VoiceCloner::few_shot_available
Check if few-shot mode is available.
pub fn few_shot_available(&self) -> bool
True if HuBERT model is loaded
VoiceCloner::is_few_shot_mode
Check if currently in few-shot mode.
pub fn is_few_shot_mode(&self) -> bool
True if prompt semantic codes and reference text are set
Types
VoiceClonerConfig
Configuration for voice cloner.
pub struct VoiceClonerConfig {
pub t2s_weights: String,
pub bert_weights: String,
pub bert_tokenizer: String,
pub vits_weights: String,
pub vits_pretrained_base: Option<String>,
pub hubert_weights: String,
pub sample_rate: u32, // 32000
pub top_k: i32, // 15
pub top_p: f32, // 1.0
pub temperature: f32, // 1.0
pub repetition_penalty: f32, // 1.2
pub noise_scale: f32, // 0.5
pub speed: f32, // 1.0
pub vits_onnx_path: Option<String>,
pub use_mlx_vits: bool, // false
pub use_gpu_mel: bool, // true
}
Default model directory: Uses $GPT_SOVITS_MODEL_DIR if set, otherwise ~/.OminiX/models/gpt-sovits-mlx.
AudioOutput
Generated audio output.
pub struct AudioOutput {
pub samples: Vec<f32>, // Raw audio samples (-1.0 to 1.0)

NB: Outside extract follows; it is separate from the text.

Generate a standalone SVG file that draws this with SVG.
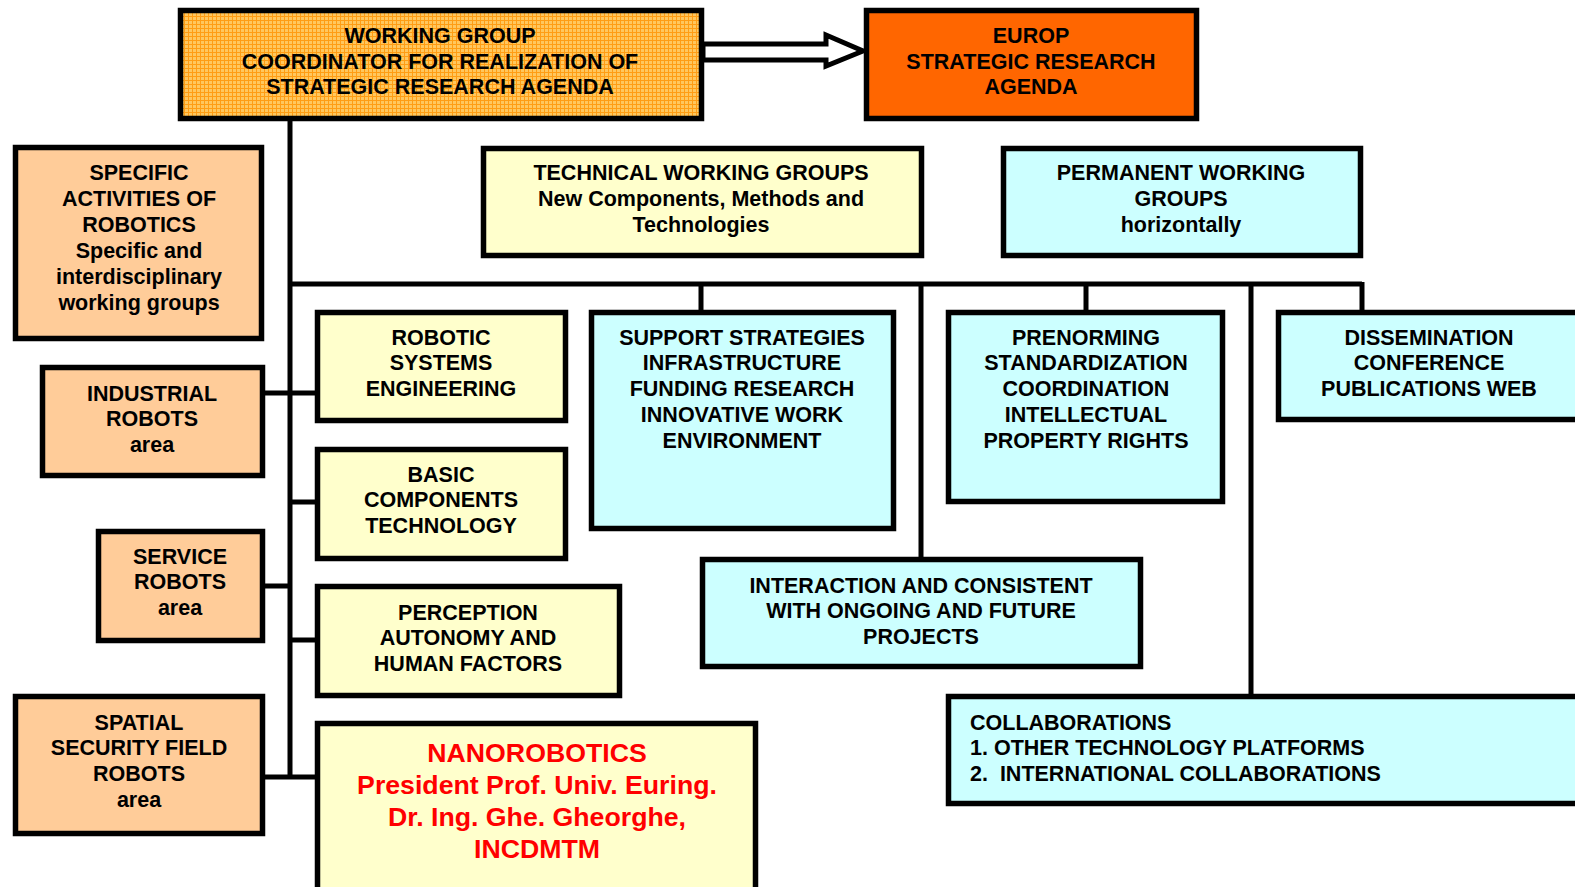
<svg xmlns="http://www.w3.org/2000/svg" width="1575" height="887" viewBox="0 0 1575 887">
<style>
.box{stroke:#000;stroke-width:5.5}
.peach{fill:#FFCC99}
.yel{fill:#FFFFCC}
.cyan{fill:#CCFFFF}
.t{font-family:"Liberation Sans",Arial,sans-serif;font-weight:bold;font-size:21.5px;fill:#000;text-anchor:middle}
.l{text-anchor:start}
.red{fill:#FF0000;font-size:26.7px}
.conn{stroke:#000;stroke-width:5;fill:none}
</style>
<defs>
<pattern id="grid" width="4" height="4" patternUnits="userSpaceOnUse">
<rect width="4" height="4" fill="#FFC75E"/>
<path d="M0 0.5H4M0.5 0V4" stroke="#FF9D14" stroke-width="1"/>
</pattern>
</defs>
<rect width="1575" height="887" fill="#fff"/>
<g id="connectors">
<path class="conn" d="M290 121V779"/>
<path class="conn" d="M288 284H1362"/>
<path class="conn" d="M701 284V312M1086 284V312M1362 282V312M921 284V559M1251 284V696"/>
<path class="conn" d="M263 393H317M290 502H317M263 586H290M290 640H317M263 777H317"/>
<polygon points="703,44 826,44 826,35 863,51 826,66 826,60 703,60" fill="#fff" stroke="#000" stroke-width="5"/>
</g>
<g id="coordinator">
<rect class="box" x="180.5" y="10.5" width="521" height="108" fill="url(#grid)"/>
<text class="t" x="440" y="42.5">WORKING GROUP</text>
<text class="t" x="440" y="68.5">COORDINATOR FOR REALIZATION OF</text>
<text class="t" x="440" y="94">STRATEGIC RESEARCH AGENDA</text>
</g>
<g id="europ">
<rect class="box" x="866.5" y="10.5" width="330" height="108" fill="#FF6600"/>
<text class="t" x="1031" y="42.5">EUROP</text>
<text class="t" x="1031" y="68.5">STRATEGIC RESEARCH</text>
<text class="t" x="1031" y="94">AGENDA</text>
</g>
<g id="specific">
<rect class="box peach" x="15.5" y="147.5" width="246" height="191"/>
<text class="t" x="139" y="179.5">SPECIFIC</text>
<text class="t" x="139" y="205.5">ACTIVITIES OF</text>
<text class="t" x="139" y="231.5">ROBOTICS</text>
<text class="t" x="139" y="257.5">Specific and</text>
<text class="t" x="139" y="283.5">interdisciplinary</text>
<text class="t" x="139" y="309.5">working groups</text>
</g>
<g id="technical">
<rect class="box yel" x="483.5" y="148.5" width="438" height="107"/>
<text class="t" x="701" y="179.5">TECHNICAL WORKING GROUPS</text>
<text class="t" x="701" y="205.5">New Components, Methods and</text>
<text class="t" x="701" y="231.5">Technologies</text>
</g>
<g id="permanent">
<rect class="box cyan" x="1003.5" y="148.5" width="357" height="107"/>
<text class="t" x="1181" y="179.5">PERMANENT WORKING</text>
<text class="t" x="1181" y="205.5">GROUPS</text>
<text class="t" x="1181" y="231.5">horizontally</text>
</g>
<g id="robotic">
<rect class="box yel" x="317.5" y="312.5" width="248" height="108"/>
<text class="t" x="441" y="344.5">ROBOTIC</text>
<text class="t" x="441" y="370.3">SYSTEMS</text>
<text class="t" x="441" y="396.1">ENGINEERING</text>
</g>
<g id="support">
<rect class="box cyan" x="591.5" y="312.5" width="302" height="216"/>
<text class="t" x="742" y="344.5">SUPPORT STRATEGIES</text>
<text class="t" x="742" y="370.3">INFRASTRUCTURE</text>
<text class="t" x="742" y="396.1">FUNDING RESEARCH</text>
<text class="t" x="742" y="421.9">INNOVATIVE WORK</text>
<text class="t" x="742" y="447.7">ENVIRONMENT</text>
</g>
<g id="prenorming">
<rect class="box cyan" x="948.5" y="312.5" width="274" height="189"/>
<text class="t" x="1086" y="344.5">PRENORMING</text>
<text class="t" x="1086" y="370.3">STANDARDIZATION</text>
<text class="t" x="1086" y="396.1">COORDINATION</text>
<text class="t" x="1086" y="421.9">INTELLECTUAL</text>
<text class="t" x="1086" y="447.7">PROPERTY RIGHTS</text>
</g>
<g id="dissemination">
<rect class="box cyan" x="1278.5" y="312.5" width="310" height="107"/>
<text class="t" x="1429" y="344.5">DISSEMINATION</text>
<text class="t" x="1429" y="370.3">CONFERENCE</text>
<text class="t" x="1429" y="396.1">PUBLICATIONS WEB</text>
</g>
<g id="industrial">
<rect class="box peach" x="42.5" y="367.5" width="220" height="108"/>
<text class="t" x="152" y="400.5">INDUSTRIAL</text>
<text class="t" x="152" y="426.3">ROBOTS</text>
<text class="t" x="152" y="452">area</text>
</g>
<g id="basic">
<rect class="box yel" x="317.5" y="449.5" width="248" height="109"/>
<text class="t" x="441" y="481.5">BASIC</text>
<text class="t" x="441" y="507.3">COMPONENTS</text>
<text class="t" x="441" y="533">TECHNOLOGY</text>
</g>
<g id="service">
<rect class="box peach" x="98.5" y="531.5" width="164" height="109"/>
<text class="t" x="180" y="563.5">SERVICE</text>
<text class="t" x="180" y="589.3">ROBOTS</text>
<text class="t" x="180" y="615">area</text>
</g>
<g id="interaction">
<rect class="box cyan" x="702.5" y="559.5" width="438" height="107"/>
<text class="t" x="921" y="592.5">INTERACTION AND CONSISTENT</text>
<text class="t" x="921" y="618.3">WITH ONGOING AND FUTURE</text>
<text class="t" x="921" y="644">PROJECTS</text>
</g>
<g id="perception">
<rect class="box yel" x="317.5" y="586.5" width="302" height="109"/>
<text class="t" x="468" y="619.5">PERCEPTION</text>
<text class="t" x="468" y="645.3">AUTONOMY AND</text>
<text class="t" x="468" y="671">HUMAN FACTORS</text>
</g>
<g id="spatial">
<rect class="box peach" x="15.5" y="696.5" width="247" height="137"/>
<text class="t" x="139" y="729.5">SPATIAL</text>
<text class="t" x="139" y="755.3">SECURITY FIELD</text>
<text class="t" x="139" y="781">ROBOTS</text>
<text class="t" x="139" y="806.8">area</text>
</g>
<g id="nanorobotics">
<rect class="box yel" x="317.5" y="723.5" width="438" height="180"/>
<text class="t red" x="537" y="761.5">NANOROBOTICS</text>
<text class="t red" x="537" y="793.5">President Prof. Univ. Euring.</text>
<text class="t red" x="537" y="826">Dr. Ing. Ghe. Gheorghe,</text>
<text class="t red" x="537" y="858">INCDMTM</text>
</g>
<g id="collaborations">
<rect class="box cyan" x="948.5" y="696.5" width="640" height="107"/>
<text class="t l" x="970" y="729.5">COLLABORATIONS</text>
<text class="t l" x="970" y="755.3">1. OTHER TECHNOLOGY PLATFORMS</text>
<text class="t l" x="970" y="781" xml:space="preserve">2.  INTERNATIONAL COLLABORATIONS</text>
</g>
</svg>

pub sample_rate: u32, // Sample rate (32000)
pub duration: f32, // Duration in seconds
pub num_tokens: usize, // Number of semantic tokens
}
AudioOutput::duration_secs
Get duration in seconds.
pub fn duration_secs(&self) -> f32
Duration calculated from samples.len() / sample_rate
AudioOutput::to_i16_samples
Convert to i16 samples for WAV output.
pub fn to_i16_samples(&self) -> Vec<i16>
Samples converted to 16-bit PCM, clamped to [-1, 1]
AudioOutput::apply_fade_in
Apply fade-in to reduce initial noise artifacts.
pub fn apply_fade_in(&mut self, fade_ms: f32)
Fade-in duration in milliseconds (default: 50ms)
AudioOutput::trim_start
Trim audio from the start to remove initial artifacts.
pub fn trim_start(&mut self, trim_ms: f32)
Duration to trim in milliseconds
SynthesisOptions
Options for synthesis with timeout and cancellation support.
pub struct SynthesisOptions {
pub timeout: Option<Duration>,
pub cancel_token: Option<Arc<AtomicBool>>,
pub max_tokens_per_chunk: Option<usize>,
pub speed_override: Option<f32>,
}
SynthesisOptions::with_timeout
Create options with a timeout.
pub fn with_timeout(timeout: Duration) -> Self
Maximum time allowed for synthesis
SynthesisOptions::with_cancel_token
Create options with a cancellation token.
pub fn with_cancel_token(token: Arc<AtomicBool>) -> Self
Cancellation token - set to true to cancel synthesis
Options with cancel token set
Text preprocessing
preprocess_text
Preprocess text to phonemes.
pub fn preprocess_text(text: &str) -> (Array, Vec<String>, Vec<i32>, String)
Input text in Chinese or English
return
(Array, Vec<String>, Vec<i32>, String)
Tuple of (phoneme_ids, phonemes, word2ph, normalized_text)
Language
Supported languages.
pub enum Language {
Chinese,
English,
}
Model files
Required files in model directory:
- T2S weights:
doubao_mixed_gpt_new.safetensors
- BERT weights:
bert.safetensors
- BERT tokenizer:
chinese-roberta-tokenizer/tokenizer.json
- VITS weights:
doubao_mixed_sovits_new.safetensors
- HuBERT weights:
hubert.safetensors (for few-shot mode)
- ONNX VITS (optional):
vits.onnx (recommended for best quality)
Environment variables
GPT_SOVITS_MODEL_DIR - Override default model directory
Modes
Zero-shot mode
Uses only reference audio mel spectrogram for voice style:
cloner.set_reference_audio("/path/to/reference.wav")?;
let audio = cloner.synthesize("你好,世界!")?;
Few-shot mode
Uses reference audio + transcript for stronger conditioning via HuBERT:
cloner.set_reference_audio_with_text(
"/path/to/reference.wav",
"这是参考音频的文本内容"
)?;
let audio = cloner.synthesize("你好,世界!")?;
Few-shot mode provides better quality but requires the reference audio transcript.